Don’t believe me? Think about how differently Sarah Palin’s campaign coverage would have looked had she been a black woman. Palin was a working mother with five children, one of whom, Bristol, was a teenager and pregnant while Mom was on the campaign trail. If Palin had been black (or Latina for that matter) she would have been cast as ignorant and uneducated and characterized as a drain on the system. Heteronormativity is not just about being straight; it is also about class, race, and lifestyle choices.
I just wrote a paper on stereotypes in media. The group of people I had to research was “Native Americans” and I watched all of these videos about how early media stereotyped them into being these horrible people. But the truth is, growing up I always wanted to be a Native American Indian. I thought they were great, and in the 1st grade I cried when I was picked as a Pilgrim instead of an Indian in our Thanksgiving play.

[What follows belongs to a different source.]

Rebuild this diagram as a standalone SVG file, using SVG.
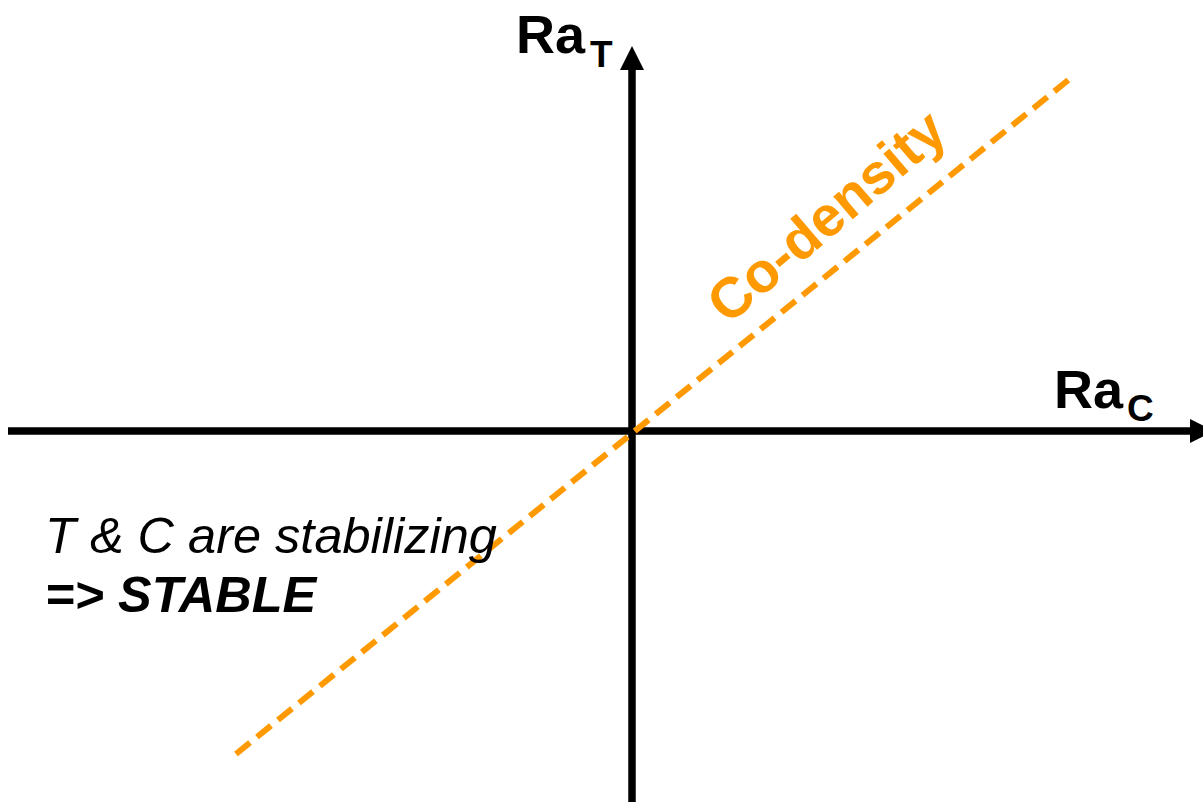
<svg xmlns="http://www.w3.org/2000/svg" width="1203" height="802" viewBox="0 0 1203 802">
<style>
.axis{stroke:#000;stroke-width:7.5;fill:none}
.head{fill:#000}
.dash{stroke:#FF9900;stroke-width:6;stroke-dasharray:18 9;fill:none}
.lbl{font-family:"Liberation Sans",Arial,sans-serif;font-weight:bold;fill:#000}
.note{font-family:"Liberation Sans",Arial,sans-serif;font-style:italic;font-size:50.5px;fill:#000}
</style>
<rect width="1203" height="802" fill="#fff"/>
<g id="connectors">
<line class="axis" x1="8" y1="431" x2="1192" y2="431"/>
<polygon class="head" points="1190,419 1214,431 1190,443"/>
<line class="axis" x1="632" y1="802" x2="632" y2="68"/>
<polygon class="head" points="620,70 632,46 644,70"/>
<line class="dash" x1="236" y1="754" x2="1072" y2="77"/>
</g>
<g id="label-RaT">
<text class="lbl" x="516" y="53" font-size="54">Ra<tspan font-size="37" dx="5" dy="14">T</tspan></text>
</g>
<g id="label-RaC">
<text class="lbl" x="1054" y="408" font-size="54">Ra<tspan font-size="37" dx="4" dy="13">C</tspan></text>
</g>
<g id="label-codensity">
<text x="839" y="231" transform="rotate(-40.5 839 231)" text-anchor="middle" font-family="Liberation Sans,Arial,sans-serif" font-weight="bold" font-size="56.5" fill="#FF9900">Co-density</text>
</g>
<g id="note">
<text class="note" x="45" y="553">T &amp; C are stabilizing</text>
<text class="note" x="45" y="612" font-weight="bold">=&gt; STABLE</text>
</g>
</svg>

I didn’t want to be a “white man”. Funny, I guess I never saw the negativity in the stereotype.
If your paper isn’t turned in yet, I’d like to offer you another resource. Even if it is done and turned in, I’d like you to read it.
(Feel free to quote from it; correct attribution is to Monique Poirier, Seaconke Wampanoag)
Even those Americans who think they know about U.S. history often adhere to many myths and misconceptions taught in school. As one major research study has shown, current high-school textbooks communicate much in the way of inaccurate, distorted, and elliptical views of that history, particularly in regard to issues of U.S. racism and interracial conflicts.
Because of this pervasive ignorance, white elites can easily persuade, create confusion in, or foster apathy in the general population. Television has often circulated racist stereotypes straight out of the dominant racial frame. These stereotypes create or reinforce negative racial images in many minds. A recent study found that television viewing had an important effect on white viewers’ negative stereotypes of Latinos—when these viewers felt that they had learned important information about U.S. Latinos from watching television. In contrast, those whites who said that they had actually talked with, or had positive contacts with, Latinos were more likely to hold positive views of Latinos.
Thus, with our national racial order firmly in place, most white Americans, from childhood on, have generally adopted the racially framed views, assumptions, and proclivities of previous generations, established white authorities, and/or the mainstream media. In this manner important aspects of systemic racism are routinely reproduced from one generation of whites to the next.